§ PROBLEM TO WORK ON: Extract each line of the records below that contains the word "this".

%%

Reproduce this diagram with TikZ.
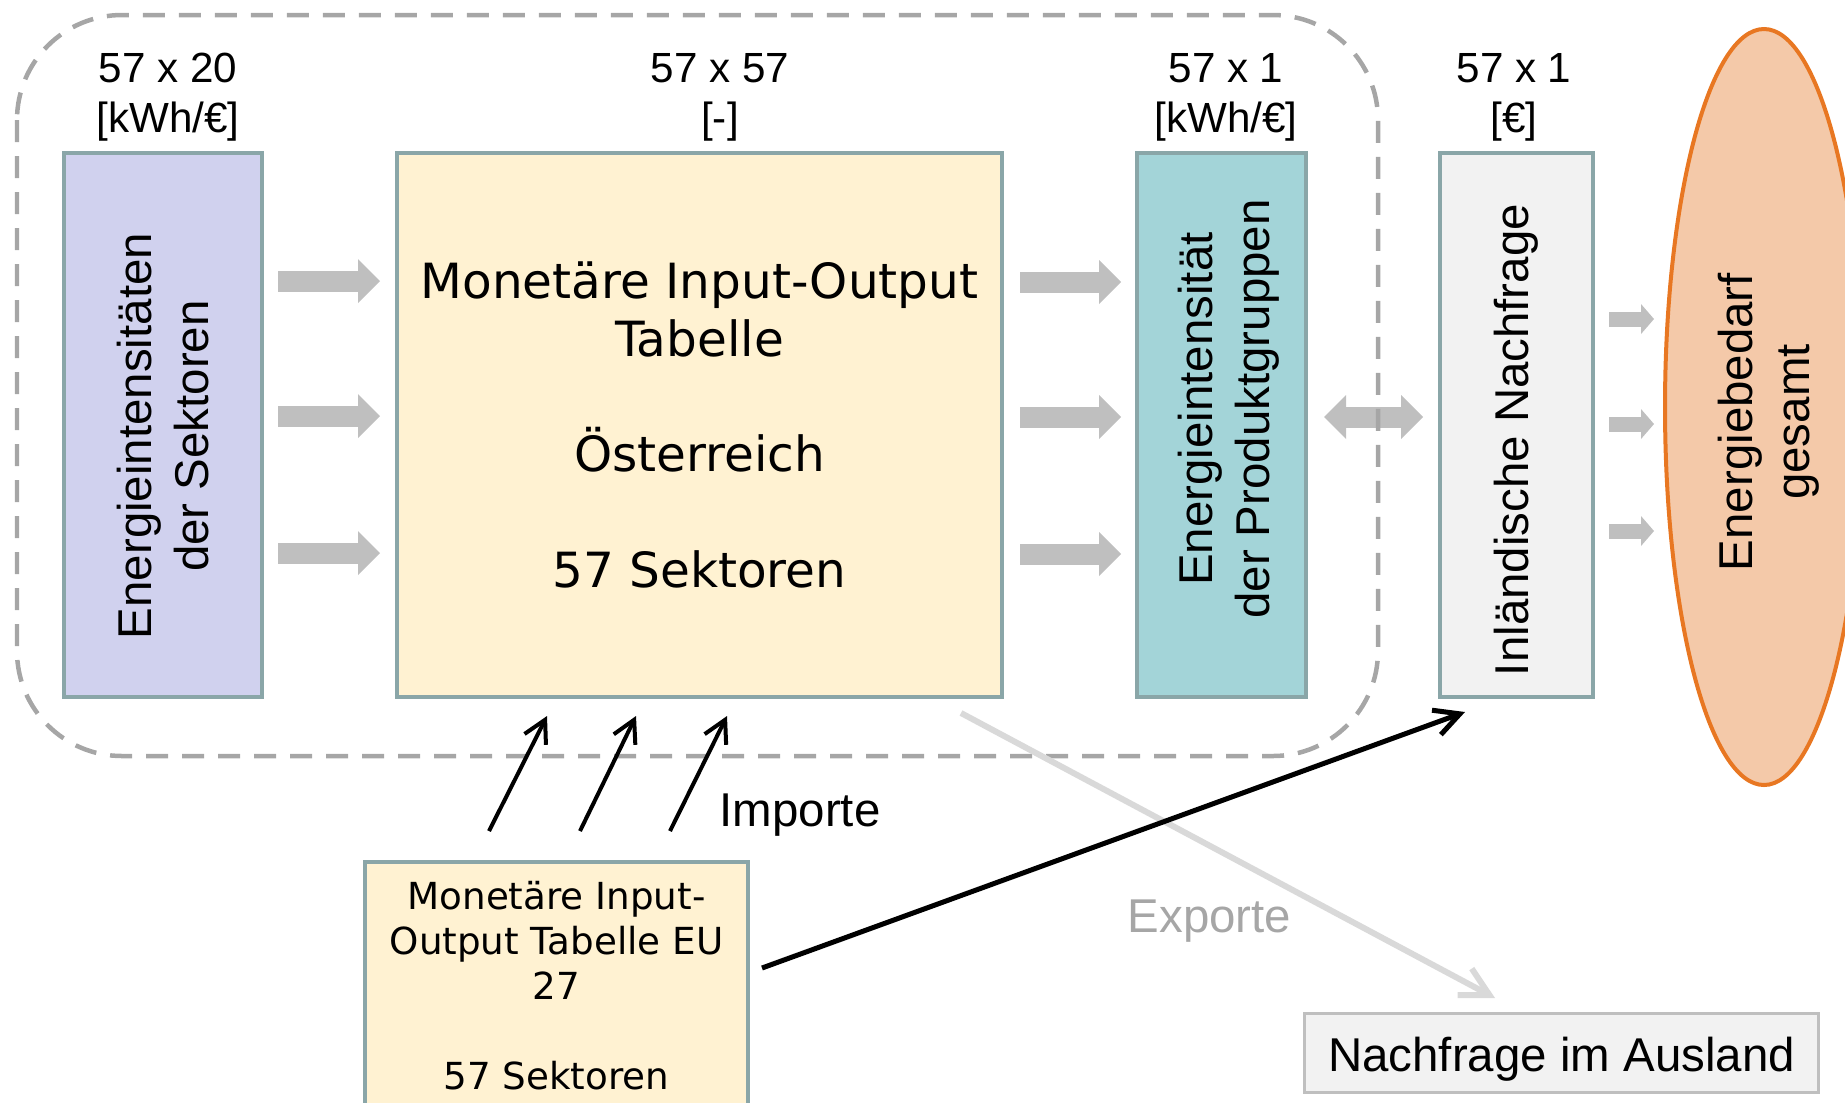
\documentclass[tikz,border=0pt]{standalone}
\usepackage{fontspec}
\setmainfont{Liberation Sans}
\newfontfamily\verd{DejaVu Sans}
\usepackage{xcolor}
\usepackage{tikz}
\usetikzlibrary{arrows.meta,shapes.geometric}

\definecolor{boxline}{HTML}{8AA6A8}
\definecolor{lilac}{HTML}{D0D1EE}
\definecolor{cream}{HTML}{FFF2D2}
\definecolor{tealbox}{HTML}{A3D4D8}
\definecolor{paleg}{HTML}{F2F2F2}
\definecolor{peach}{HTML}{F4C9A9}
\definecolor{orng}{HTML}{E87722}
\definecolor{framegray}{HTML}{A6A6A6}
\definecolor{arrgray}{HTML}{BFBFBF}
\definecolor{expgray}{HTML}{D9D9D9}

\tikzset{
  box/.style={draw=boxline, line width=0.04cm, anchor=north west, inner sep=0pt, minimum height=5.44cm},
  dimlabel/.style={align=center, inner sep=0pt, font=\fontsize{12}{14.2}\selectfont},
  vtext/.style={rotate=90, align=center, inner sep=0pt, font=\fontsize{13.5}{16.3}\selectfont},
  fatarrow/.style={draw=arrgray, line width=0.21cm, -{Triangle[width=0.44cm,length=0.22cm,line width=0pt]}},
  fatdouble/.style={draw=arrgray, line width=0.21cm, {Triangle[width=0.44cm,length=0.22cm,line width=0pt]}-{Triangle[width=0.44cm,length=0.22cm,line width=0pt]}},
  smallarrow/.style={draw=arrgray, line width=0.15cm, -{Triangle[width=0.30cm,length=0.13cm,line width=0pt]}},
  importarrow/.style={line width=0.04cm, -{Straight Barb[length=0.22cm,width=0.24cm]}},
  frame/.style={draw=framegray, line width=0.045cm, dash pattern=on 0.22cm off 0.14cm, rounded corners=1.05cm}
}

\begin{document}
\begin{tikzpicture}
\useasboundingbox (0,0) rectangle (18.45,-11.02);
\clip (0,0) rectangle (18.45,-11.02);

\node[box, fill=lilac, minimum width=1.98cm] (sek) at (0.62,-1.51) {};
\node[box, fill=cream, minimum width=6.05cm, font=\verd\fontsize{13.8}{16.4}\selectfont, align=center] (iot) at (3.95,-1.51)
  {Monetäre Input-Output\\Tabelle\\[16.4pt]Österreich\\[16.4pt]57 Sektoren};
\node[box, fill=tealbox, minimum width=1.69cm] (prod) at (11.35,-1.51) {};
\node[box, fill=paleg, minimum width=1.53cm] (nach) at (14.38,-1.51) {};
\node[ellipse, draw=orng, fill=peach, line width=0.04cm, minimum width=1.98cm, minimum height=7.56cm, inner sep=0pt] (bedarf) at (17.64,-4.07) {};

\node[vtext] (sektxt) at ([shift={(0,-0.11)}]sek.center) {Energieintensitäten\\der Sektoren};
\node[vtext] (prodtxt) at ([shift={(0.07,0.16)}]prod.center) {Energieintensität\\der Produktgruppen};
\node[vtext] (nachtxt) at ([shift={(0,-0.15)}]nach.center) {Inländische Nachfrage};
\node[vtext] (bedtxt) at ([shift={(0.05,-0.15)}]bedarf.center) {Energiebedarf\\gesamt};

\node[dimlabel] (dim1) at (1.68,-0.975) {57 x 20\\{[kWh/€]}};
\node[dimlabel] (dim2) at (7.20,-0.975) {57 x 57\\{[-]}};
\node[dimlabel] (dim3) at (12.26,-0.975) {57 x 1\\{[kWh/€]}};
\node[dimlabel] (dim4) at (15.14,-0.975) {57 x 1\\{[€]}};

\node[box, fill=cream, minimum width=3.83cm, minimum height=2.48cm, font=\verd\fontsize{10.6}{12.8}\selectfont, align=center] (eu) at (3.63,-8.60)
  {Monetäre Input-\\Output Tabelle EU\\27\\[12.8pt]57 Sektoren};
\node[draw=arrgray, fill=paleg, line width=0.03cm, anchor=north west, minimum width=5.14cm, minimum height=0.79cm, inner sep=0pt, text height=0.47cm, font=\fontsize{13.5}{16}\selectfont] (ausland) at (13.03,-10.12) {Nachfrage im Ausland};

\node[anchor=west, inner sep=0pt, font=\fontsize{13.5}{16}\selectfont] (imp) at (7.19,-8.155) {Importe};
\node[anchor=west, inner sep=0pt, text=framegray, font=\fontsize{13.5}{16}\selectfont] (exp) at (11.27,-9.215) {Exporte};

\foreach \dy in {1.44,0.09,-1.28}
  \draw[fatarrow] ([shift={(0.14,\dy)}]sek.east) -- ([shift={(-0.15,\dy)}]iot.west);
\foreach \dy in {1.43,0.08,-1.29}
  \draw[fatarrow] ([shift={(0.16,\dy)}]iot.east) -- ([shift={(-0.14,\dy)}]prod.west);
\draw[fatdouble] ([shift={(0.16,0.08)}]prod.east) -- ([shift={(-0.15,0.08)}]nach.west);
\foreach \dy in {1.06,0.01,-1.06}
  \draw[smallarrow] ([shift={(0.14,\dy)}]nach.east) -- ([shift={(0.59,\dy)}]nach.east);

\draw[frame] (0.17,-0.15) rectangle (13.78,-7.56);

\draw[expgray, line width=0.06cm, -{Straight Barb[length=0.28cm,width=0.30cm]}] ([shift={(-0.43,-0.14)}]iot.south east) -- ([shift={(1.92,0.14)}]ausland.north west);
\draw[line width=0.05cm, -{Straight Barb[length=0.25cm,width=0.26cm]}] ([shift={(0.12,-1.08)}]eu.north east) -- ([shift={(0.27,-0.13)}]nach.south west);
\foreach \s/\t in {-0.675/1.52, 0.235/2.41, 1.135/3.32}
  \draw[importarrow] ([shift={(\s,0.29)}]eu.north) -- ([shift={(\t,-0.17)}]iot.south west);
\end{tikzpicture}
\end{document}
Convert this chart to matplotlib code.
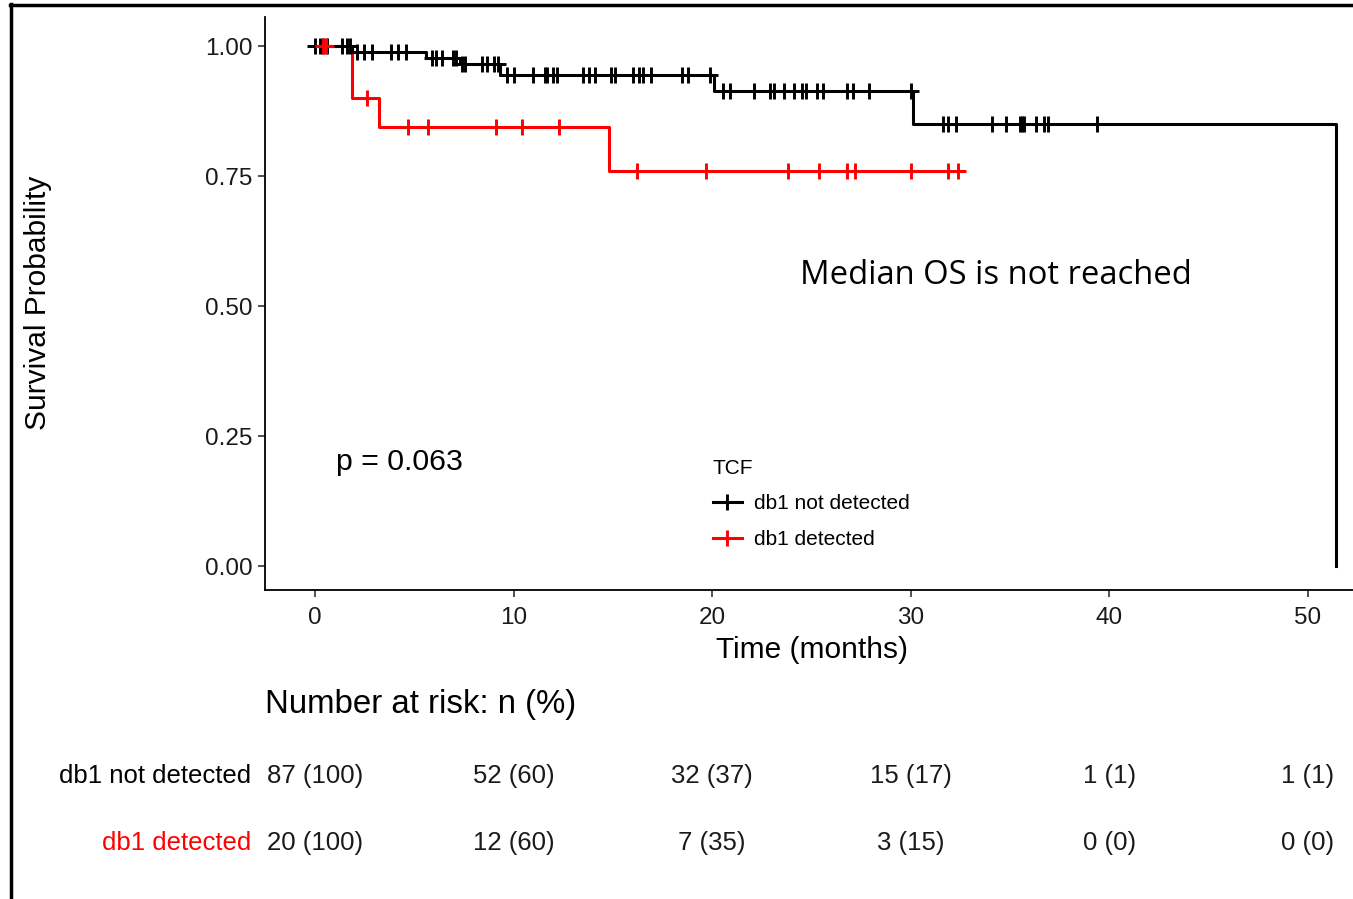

%%

§ THE REPLY:
Reproduce this diagram with TikZ.
Convert this chart to matplotlib code.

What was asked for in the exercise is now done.